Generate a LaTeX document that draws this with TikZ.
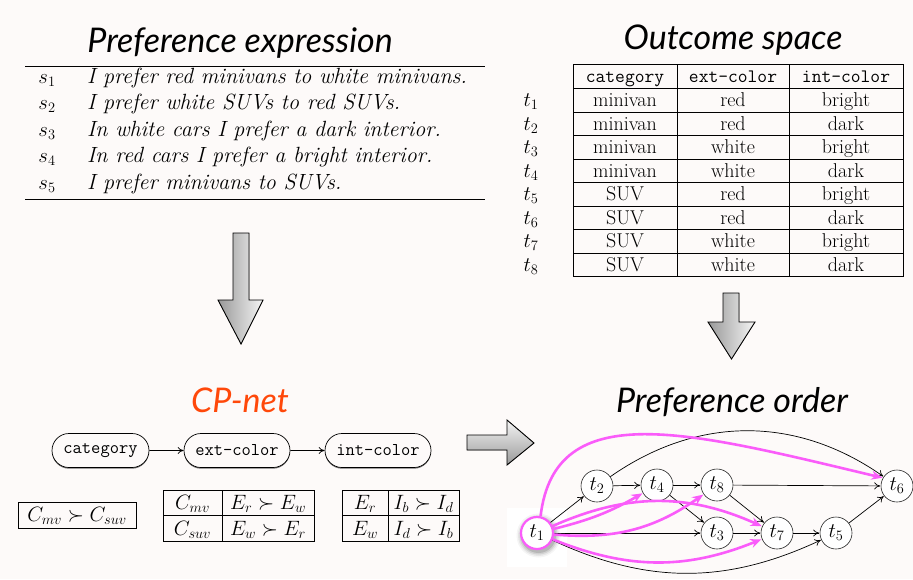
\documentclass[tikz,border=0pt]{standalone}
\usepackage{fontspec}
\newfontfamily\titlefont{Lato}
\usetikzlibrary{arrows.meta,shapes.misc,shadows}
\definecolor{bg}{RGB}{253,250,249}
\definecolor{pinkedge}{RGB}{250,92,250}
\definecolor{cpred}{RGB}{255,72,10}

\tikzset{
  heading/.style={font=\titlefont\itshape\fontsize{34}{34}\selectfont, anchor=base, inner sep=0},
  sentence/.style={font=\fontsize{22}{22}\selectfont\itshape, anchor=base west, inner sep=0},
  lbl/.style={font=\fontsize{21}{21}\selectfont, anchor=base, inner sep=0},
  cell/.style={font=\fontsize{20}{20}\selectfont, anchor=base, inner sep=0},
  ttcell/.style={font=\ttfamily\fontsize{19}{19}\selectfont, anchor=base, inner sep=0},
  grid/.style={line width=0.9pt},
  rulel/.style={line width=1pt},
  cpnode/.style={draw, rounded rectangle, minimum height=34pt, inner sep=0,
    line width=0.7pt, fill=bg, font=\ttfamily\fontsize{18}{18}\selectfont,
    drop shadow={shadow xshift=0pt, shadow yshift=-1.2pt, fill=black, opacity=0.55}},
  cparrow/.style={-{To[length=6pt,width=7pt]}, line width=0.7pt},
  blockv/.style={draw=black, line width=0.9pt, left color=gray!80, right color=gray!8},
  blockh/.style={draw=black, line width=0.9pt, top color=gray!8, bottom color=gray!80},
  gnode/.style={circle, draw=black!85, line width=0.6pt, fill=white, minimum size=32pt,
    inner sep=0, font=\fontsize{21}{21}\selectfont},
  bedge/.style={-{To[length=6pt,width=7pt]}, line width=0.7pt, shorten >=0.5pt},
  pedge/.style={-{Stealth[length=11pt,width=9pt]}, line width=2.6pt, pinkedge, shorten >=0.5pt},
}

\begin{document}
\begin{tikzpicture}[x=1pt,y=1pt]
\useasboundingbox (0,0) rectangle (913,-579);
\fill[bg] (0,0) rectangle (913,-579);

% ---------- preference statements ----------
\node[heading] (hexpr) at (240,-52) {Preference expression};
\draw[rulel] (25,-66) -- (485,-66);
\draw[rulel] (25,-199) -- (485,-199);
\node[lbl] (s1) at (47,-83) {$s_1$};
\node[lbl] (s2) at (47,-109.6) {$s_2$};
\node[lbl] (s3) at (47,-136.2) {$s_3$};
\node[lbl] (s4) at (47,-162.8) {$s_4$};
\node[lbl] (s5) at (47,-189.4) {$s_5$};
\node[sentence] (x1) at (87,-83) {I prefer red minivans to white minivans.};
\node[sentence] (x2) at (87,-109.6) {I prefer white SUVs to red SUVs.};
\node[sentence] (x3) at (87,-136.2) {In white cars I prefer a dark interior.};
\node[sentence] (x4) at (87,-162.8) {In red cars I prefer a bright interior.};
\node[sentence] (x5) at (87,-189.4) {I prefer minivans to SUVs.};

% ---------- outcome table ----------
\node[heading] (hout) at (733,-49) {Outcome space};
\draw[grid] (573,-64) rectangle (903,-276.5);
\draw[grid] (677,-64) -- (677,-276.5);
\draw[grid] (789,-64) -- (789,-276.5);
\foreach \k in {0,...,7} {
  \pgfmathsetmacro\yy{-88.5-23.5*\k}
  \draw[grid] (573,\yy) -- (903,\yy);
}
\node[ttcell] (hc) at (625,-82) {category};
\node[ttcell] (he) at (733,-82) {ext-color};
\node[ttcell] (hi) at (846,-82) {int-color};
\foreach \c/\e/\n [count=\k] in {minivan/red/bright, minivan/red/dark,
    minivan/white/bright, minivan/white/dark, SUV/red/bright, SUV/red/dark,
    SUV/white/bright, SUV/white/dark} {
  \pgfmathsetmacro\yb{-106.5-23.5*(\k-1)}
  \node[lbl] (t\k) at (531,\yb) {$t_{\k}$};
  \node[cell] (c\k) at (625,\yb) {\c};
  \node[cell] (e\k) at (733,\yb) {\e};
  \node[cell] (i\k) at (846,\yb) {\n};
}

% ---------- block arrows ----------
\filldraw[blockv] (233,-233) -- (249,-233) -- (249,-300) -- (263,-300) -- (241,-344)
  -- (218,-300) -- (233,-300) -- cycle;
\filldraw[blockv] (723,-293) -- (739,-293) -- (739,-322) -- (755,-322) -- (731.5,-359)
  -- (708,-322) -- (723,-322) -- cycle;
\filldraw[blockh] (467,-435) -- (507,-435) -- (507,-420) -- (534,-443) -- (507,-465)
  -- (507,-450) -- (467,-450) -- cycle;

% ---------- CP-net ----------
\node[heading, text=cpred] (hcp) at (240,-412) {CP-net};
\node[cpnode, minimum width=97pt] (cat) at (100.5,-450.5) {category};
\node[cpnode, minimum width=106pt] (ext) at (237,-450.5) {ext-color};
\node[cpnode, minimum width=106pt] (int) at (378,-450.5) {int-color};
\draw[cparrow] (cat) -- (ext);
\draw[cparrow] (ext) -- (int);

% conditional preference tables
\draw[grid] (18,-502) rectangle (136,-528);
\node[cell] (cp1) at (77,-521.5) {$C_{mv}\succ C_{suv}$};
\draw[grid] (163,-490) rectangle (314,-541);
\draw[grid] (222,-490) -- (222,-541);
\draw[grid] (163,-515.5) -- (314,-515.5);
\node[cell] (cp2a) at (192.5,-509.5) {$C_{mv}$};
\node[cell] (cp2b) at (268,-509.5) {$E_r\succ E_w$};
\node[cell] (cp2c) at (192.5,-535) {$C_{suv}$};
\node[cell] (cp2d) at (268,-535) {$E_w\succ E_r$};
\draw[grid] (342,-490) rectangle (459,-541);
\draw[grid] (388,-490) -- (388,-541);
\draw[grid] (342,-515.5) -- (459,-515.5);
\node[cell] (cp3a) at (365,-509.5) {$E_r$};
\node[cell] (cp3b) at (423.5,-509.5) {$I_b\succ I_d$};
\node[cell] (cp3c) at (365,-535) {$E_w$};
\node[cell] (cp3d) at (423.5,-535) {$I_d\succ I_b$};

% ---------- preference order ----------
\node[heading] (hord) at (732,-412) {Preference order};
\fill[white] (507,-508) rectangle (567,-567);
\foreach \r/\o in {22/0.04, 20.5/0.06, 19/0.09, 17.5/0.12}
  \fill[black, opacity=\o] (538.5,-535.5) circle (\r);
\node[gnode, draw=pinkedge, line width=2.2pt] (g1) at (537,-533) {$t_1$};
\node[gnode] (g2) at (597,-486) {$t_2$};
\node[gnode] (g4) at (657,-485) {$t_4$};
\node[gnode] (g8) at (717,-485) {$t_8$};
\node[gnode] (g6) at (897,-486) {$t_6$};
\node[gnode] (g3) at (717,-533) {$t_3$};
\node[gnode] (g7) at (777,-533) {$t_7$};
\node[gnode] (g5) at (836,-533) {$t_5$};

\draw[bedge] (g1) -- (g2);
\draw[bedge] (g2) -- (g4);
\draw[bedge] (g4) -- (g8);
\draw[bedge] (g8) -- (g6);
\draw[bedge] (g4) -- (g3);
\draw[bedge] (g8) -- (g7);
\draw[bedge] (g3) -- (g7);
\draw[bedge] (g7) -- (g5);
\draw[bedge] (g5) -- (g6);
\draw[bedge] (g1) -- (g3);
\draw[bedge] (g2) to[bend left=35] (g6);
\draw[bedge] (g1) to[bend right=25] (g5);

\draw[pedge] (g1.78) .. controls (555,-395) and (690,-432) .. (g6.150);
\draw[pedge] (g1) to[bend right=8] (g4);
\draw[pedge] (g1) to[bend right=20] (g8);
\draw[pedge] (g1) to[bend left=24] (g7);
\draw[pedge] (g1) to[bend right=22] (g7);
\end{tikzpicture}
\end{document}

Request: All of the material above needs to be restated exactly, with no pictures.

Solution to the exercise:
Generate a LaTeX document that draws this with TikZ.
\documentclass[tikz,border=0pt]{standalone}
\usepackage{fontspec}
\newfontfamily\titlefont{Lato}
\usetikzlibrary{arrows.meta,shapes.misc,shadows}
\definecolor{bg}{RGB}{253,250,249}
\definecolor{pinkedge}{RGB}{250,92,250}
\definecolor{cpred}{RGB}{255,72,10}

\tikzset{
  heading/.style={font=\titlefont\itshape\fontsize{34}{34}\selectfont, anchor=base, inner sep=0},
  sentence/.style={font=\fontsize{22}{22}\selectfont\itshape, anchor=base west, inner sep=0},
  lbl/.style={font=\fontsize{21}{21}\selectfont, anchor=base, inner sep=0},
  cell/.style={font=\fontsize{20}{20}\selectfont, anchor=base, inner sep=0},
  ttcell/.style={font=\ttfamily\fontsize{19}{19}\selectfont, anchor=base, inner sep=0},
  grid/.style={line width=0.9pt},
  rulel/.style={line width=1pt},
  cpnode/.style={draw, rounded rectangle, minimum height=34pt, inner sep=0,
    line width=0.7pt, fill=bg, font=\ttfamily\fontsize{18}{18}\selectfont,
    drop shadow={shadow xshift=0pt, shadow yshift=-1.2pt, fill=black, opacity=0.55}},
  cparrow/.style={-{To[length=6pt,width=7pt]}, line width=0.7pt},
  blockv/.style={draw=black, line width=0.9pt, left color=gray!80, right color=gray!8},
  blockh/.style={draw=black, line width=0.9pt, top color=gray!8, bottom color=gray!80},
  gnode/.style={circle, draw=black!85, line width=0.6pt, fill=white, minimum size=32pt,
    inner sep=0, font=\fontsize{21}{21}\selectfont},
  bedge/.style={-{To[length=6pt,width=7pt]}, line width=0.7pt, shorten >=0.5pt},
  pedge/.style={-{Stealth[length=11pt,width=9pt]}, line width=2.6pt, pinkedge, shorten >=0.5pt},
}

\begin{document}
\begin{tikzpicture}[x=1pt,y=1pt]
\useasboundingbox (0,0) rectangle (913,-579);
\fill[bg] (0,0) rectangle (913,-579);

% ---------- preference statements ----------
\node[heading] (hexpr) at (240,-52) {Preference expression};
\draw[rulel] (25,-66) -- (485,-66);
\draw[rulel] (25,-199) -- (485,-199);
\node[lbl] (s1) at (47,-83) {$s_1$};
\node[lbl] (s2) at (47,-109.6) {$s_2$};
\node[lbl] (s3) at (47,-136.2) {$s_3$};
\node[lbl] (s4) at (47,-162.8) {$s_4$};
\node[lbl] (s5) at (47,-189.4) {$s_5$};
\node[sentence] (x1) at (87,-83) {I prefer red minivans to white minivans.};
\node[sentence] (x2) at (87,-109.6) {I prefer white SUVs to red SUVs.};
\node[sentence] (x3) at (87,-136.2) {In white cars I prefer a dark interior.};
\node[sentence] (x4) at (87,-162.8) {In red cars I prefer a bright interior.};
\node[sentence] (x5) at (87,-189.4) {I prefer minivans to SUVs.};

% ---------- outcome table ----------
\node[heading] (hout) at (733,-49) {Outcome space};
\draw[grid] (573,-64) rectangle (903,-276.5);
\draw[grid] (677,-64) -- (677,-276.5);
\draw[grid] (789,-64) -- (789,-276.5);
\foreach \k in {0,...,7} {
  \pgfmathsetmacro\yy{-88.5-23.5*\k}
  \draw[grid] (573,\yy) -- (903,\yy);
}
\node[ttcell] (hc) at (625,-82) {category};
\node[ttcell] (he) at (733,-82) {ext-color};
\node[ttcell] (hi) at (846,-82) {int-color};
\foreach \c/\e/\n [count=\k] in {minivan/red/bright, minivan/red/dark,
    minivan/white/bright, minivan/white/dark, SUV/red/bright, SUV/red/dark,
    SUV/white/bright, SUV/white/dark} {
  \pgfmathsetmacro\yb{-106.5-23.5*(\k-1)}
  \node[lbl] (t\k) at (531,\yb) {$t_{\k}$};
  \node[cell] (c\k) at (625,\yb) {\c};
  \node[cell] (e\k) at (733,\yb) {\e};
  \node[cell] (i\k) at (846,\yb) {\n};
}

% ---------- block arrows ----------
\filldraw[blockv] (233,-233) -- (249,-233) -- (249,-300) -- (263,-300) -- (241,-344)
  -- (218,-300) -- (233,-300) -- cycle;
\filldraw[blockv] (723,-293) -- (739,-293) -- (739,-322) -- (755,-322) -- (731.5,-359)
  -- (708,-322) -- (723,-322) -- cycle;
\filldraw[blockh] (467,-435) -- (507,-435) -- (507,-420) -- (534,-443) -- (507,-465)
  -- (507,-450) -- (467,-450) -- cycle;

% ---------- CP-net ----------
\node[heading, text=cpred] (hcp) at (240,-412) {CP-net};
\node[cpnode, minimum width=97pt] (cat) at (100.5,-450.5) {category};
\node[cpnode, minimum width=106pt] (ext) at (237,-450.5) {ext-color};
\node[cpnode, minimum width=106pt] (int) at (378,-450.5) {int-color};
\draw[cparrow] (cat) -- (ext);
\draw[cparrow] (ext) -- (int);

% conditional preference tables
\draw[grid] (18,-502) rectangle (136,-528);
\node[cell] (cp1) at (77,-521.5) {$C_{mv}\succ C_{suv}$};
\draw[grid] (163,-490) rectangle (314,-541);
\draw[grid] (222,-490) -- (222,-541);
\draw[grid] (163,-515.5) -- (314,-515.5);
\node[cell] (cp2a) at (192.5,-509.5) {$C_{mv}$};
\node[cell] (cp2b) at (268,-509.5) {$E_r\succ E_w$};
\node[cell] (cp2c) at (192.5,-535) {$C_{suv}$};
\node[cell] (cp2d) at (268,-535) {$E_w\succ E_r$};
\draw[grid] (342,-490) rectangle (459,-541);
\draw[grid] (388,-490) -- (388,-541);
\draw[grid] (342,-515.5) -- (459,-515.5);
\node[cell] (cp3a) at (365,-509.5) {$E_r$};
\node[cell] (cp3b) at (423.5,-509.5) {$I_b\succ I_d$};
\node[cell] (cp3c) at (365,-535) {$E_w$};
\node[cell] (cp3d) at (423.5,-535) {$I_d\succ I_b$};

% ---------- preference order ----------
\node[heading] (hord) at (732,-412) {Preference order};
\fill[white] (507,-508) rectangle (567,-567);
\foreach \r/\o in {22/0.04, 20.5/0.06, 19/0.09, 17.5/0.12}
  \fill[black, opacity=\o] (538.5,-535.5) circle (\r);
\node[gnode, draw=pinkedge, line width=2.2pt] (g1) at (537,-533) {$t_1$};
\node[gnode] (g2) at (597,-486) {$t_2$};
\node[gnode] (g4) at (657,-485) {$t_4$};
\node[gnode] (g8) at (717,-485) {$t_8$};
\node[gnode] (g6) at (897,-486) {$t_6$};
\node[gnode] (g3) at (717,-533) {$t_3$};
\node[gnode] (g7) at (777,-533) {$t_7$};
\node[gnode] (g5) at (836,-533) {$t_5$};

\draw[bedge] (g1) -- (g2);
\draw[bedge] (g2) -- (g4);
\draw[bedge] (g4) -- (g8);
\draw[bedge] (g8) -- (g6);
\draw[bedge] (g4) -- (g3);
\draw[bedge] (g8) -- (g7);
\draw[bedge] (g3) -- (g7);
\draw[bedge] (g7) -- (g5);
\draw[bedge] (g5) -- (g6);
\draw[bedge] (g1) -- (g3);
\draw[bedge] (g2) to[bend left=35] (g6);
\draw[bedge] (g1) to[bend right=25] (g5);

\draw[pedge] (g1.78) .. controls (555,-395) and (690,-432) .. (g6.150);
\draw[pedge] (g1) to[bend right=8] (g4);
\draw[pedge] (g1) to[bend right=20] (g8);
\draw[pedge] (g1) to[bend left=24] (g7);
\draw[pedge] (g1) to[bend right=22] (g7);
\end{tikzpicture}
\end{document}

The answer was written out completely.